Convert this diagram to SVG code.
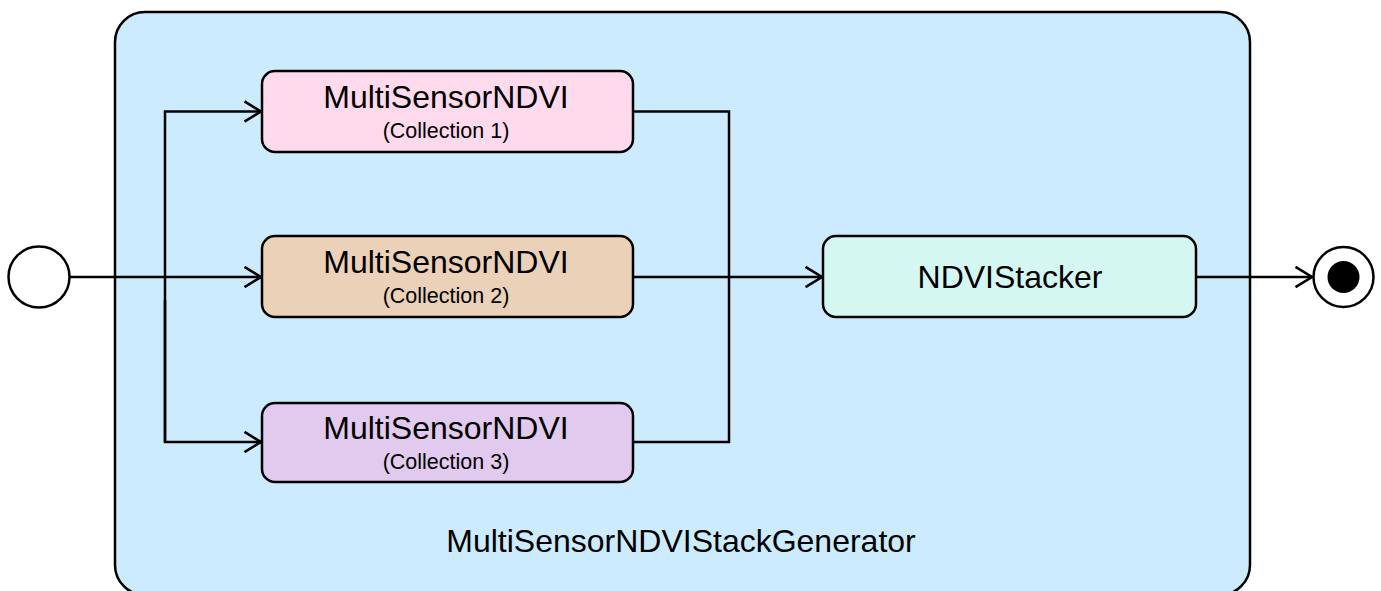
<svg xmlns="http://www.w3.org/2000/svg" width="1381" height="591" viewBox="0 0 1381 591">
  <style>
    .box { stroke: #000; stroke-width: 2.5; }
    .title { font-family: "Liberation Sans", Arial, sans-serif; font-size: 32px; fill: #000; text-anchor: middle; }
    .sub { font-family: "Liberation Sans", Arial, sans-serif; font-size: 21.5px; fill: #000; text-anchor: middle; }
    .wire { fill: none; stroke: #000; stroke-width: 2.5; }
  </style>
  <defs>
    <marker id="open-arrow" viewBox="0 0 18 22" refX="17" refY="11" markerWidth="18" markerHeight="22" markerUnits="userSpaceOnUse" orient="auto" overflow="visible">
      <path d="M0.5,0.8 L17,11 L0.5,21.2" fill="none" stroke="#000" stroke-width="2.6" stroke-linejoin="miter"/>
    </marker>
  </defs>

  <!-- composite activity -->
  <g id="MultiSensorNDVIStackGenerator">
    <rect class="box" x="115" y="12" width="1135" height="583" rx="30" ry="30" fill="#CCEBFF"/>
    <text class="title" x="681" y="552">MultiSensorNDVIStackGenerator</text>
  </g>

  <!-- connectors -->
  <g id="connectors">
    <path class="wire" d="M70,277 L261,277" marker-end="url(#open-arrow)"/>
    <path class="wire" d="M165,442 L165,111.5 L261,111.5" marker-end="url(#open-arrow)"/>
    <path class="wire" d="M165,300 L165,442 L261,442" marker-end="url(#open-arrow)"/>
    <path class="wire" d="M633,111.5 L729,111.5 L729,442 L633,442"/>
    <path class="wire" d="M633,277 L822,277" marker-end="url(#open-arrow)"/>
    <path class="wire" d="M1196,277 L1312,277" marker-end="url(#open-arrow)"/>
  </g>

  <!-- initial node -->
  <g id="start">
    <circle cx="39" cy="277" r="30.5" fill="#fff" stroke="#000" stroke-width="2.5"/>
  </g>

  <g id="ndvi1">
    <rect class="box" x="262" y="71" width="371" height="81" rx="13" ry="13" fill="#FFDAEC"/>
    <text class="title" x="446" y="108">MultiSensorNDVI</text>
    <text class="sub" x="446" y="138">(Collection 1)</text>
  </g>

  <g id="ndvi2">
    <rect class="box" x="262" y="236" width="371" height="81" rx="13" ry="13" fill="#EBD1B8"/>
    <text class="title" x="446" y="273">MultiSensorNDVI</text>
    <text class="sub" x="446" y="303">(Collection 2)</text>
  </g>

  <g id="ndvi3">
    <rect class="box" x="262" y="403" width="371" height="79" rx="13" ry="13" fill="#E1CAEE"/>
    <text class="title" x="446" y="439">MultiSensorNDVI</text>
    <text class="sub" x="446" y="469">(Collection 3)</text>
  </g>

  <g id="stacker">
    <rect class="box" x="823" y="236" width="373" height="81" rx="13" ry="13" fill="#D4F7F2"/>
    <text class="title" x="1010" y="288">NDVIStacker</text>
  </g>

  <!-- final node -->
  <g id="end">
    <circle cx="1343.5" cy="277" r="30" fill="#fff" stroke="#000" stroke-width="2.5"/>
    <circle cx="1343.5" cy="277" r="16" fill="#000"/>
  </g>
</svg>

|---|

EXERCISE: Write out the whole listing exactly, and drop the pictures.

WRITTEN ANSWER:
Convert this diagram to SVG code.
<svg xmlns="http://www.w3.org/2000/svg" width="1381" height="591" viewBox="0 0 1381 591">
  <style>
    .box { stroke: #000; stroke-width: 2.5; }
    .title { font-family: "Liberation Sans", Arial, sans-serif; font-size: 32px; fill: #000; text-anchor: middle; }
    .sub { font-family: "Liberation Sans", Arial, sans-serif; font-size: 21.5px; fill: #000; text-anchor: middle; }
    .wire { fill: none; stroke: #000; stroke-width: 2.5; }
  </style>
  <defs>
    <marker id="open-arrow" viewBox="0 0 18 22" refX="17" refY="11" markerWidth="18" markerHeight="22" markerUnits="userSpaceOnUse" orient="auto" overflow="visible">
      <path d="M0.5,0.8 L17,11 L0.5,21.2" fill="none" stroke="#000" stroke-width="2.6" stroke-linejoin="miter"/>
    </marker>
  </defs>

  <!-- composite activity -->
  <g id="MultiSensorNDVIStackGenerator">
    <rect class="box" x="115" y="12" width="1135" height="583" rx="30" ry="30" fill="#CCEBFF"/>
    <text class="title" x="681" y="552">MultiSensorNDVIStackGenerator</text>
  </g>

  <!-- connectors -->
  <g id="connectors">
    <path class="wire" d="M70,277 L261,277" marker-end="url(#open-arrow)"/>
    <path class="wire" d="M165,442 L165,111.5 L261,111.5" marker-end="url(#open-arrow)"/>
    <path class="wire" d="M165,300 L165,442 L261,442" marker-end="url(#open-arrow)"/>
    <path class="wire" d="M633,111.5 L729,111.5 L729,442 L633,442"/>
    <path class="wire" d="M633,277 L822,277" marker-end="url(#open-arrow)"/>
    <path class="wire" d="M1196,277 L1312,277" marker-end="url(#open-arrow)"/>
  </g>

  <!-- initial node -->
  <g id="start">
    <circle cx="39" cy="277" r="30.5" fill="#fff" stroke="#000" stroke-width="2.5"/>
  </g>

  <g id="ndvi1">
    <rect class="box" x="262" y="71" width="371" height="81" rx="13" ry="13" fill="#FFDAEC"/>
    <text class="title" x="446" y="108">MultiSensorNDVI</text>
    <text class="sub" x="446" y="138">(Collection 1)</text>
  </g>

  <g id="ndvi2">
    <rect class="box" x="262" y="236" width="371" height="81" rx="13" ry="13" fill="#EBD1B8"/>
    <text class="title" x="446" y="273">MultiSensorNDVI</text>
    <text class="sub" x="446" y="303">(Collection 2)</text>
  </g>

  <g id="ndvi3">
    <rect class="box" x="262" y="403" width="371" height="79" rx="13" ry="13" fill="#E1CAEE"/>
    <text class="title" x="446" y="439">MultiSensorNDVI</text>
    <text class="sub" x="446" y="469">(Collection 3)</text>
  </g>

  <g id="stacker">
    <rect class="box" x="823" y="236" width="373" height="81" rx="13" ry="13" fill="#D4F7F2"/>
    <text class="title" x="1010" y="288">NDVIStacker</text>
  </g>

  <!-- final node -->
  <g id="end">
    <circle cx="1343.5" cy="277" r="30" fill="#fff" stroke="#000" stroke-width="2.5"/>
    <circle cx="1343.5" cy="277" r="16" fill="#000"/>
  </g>
</svg>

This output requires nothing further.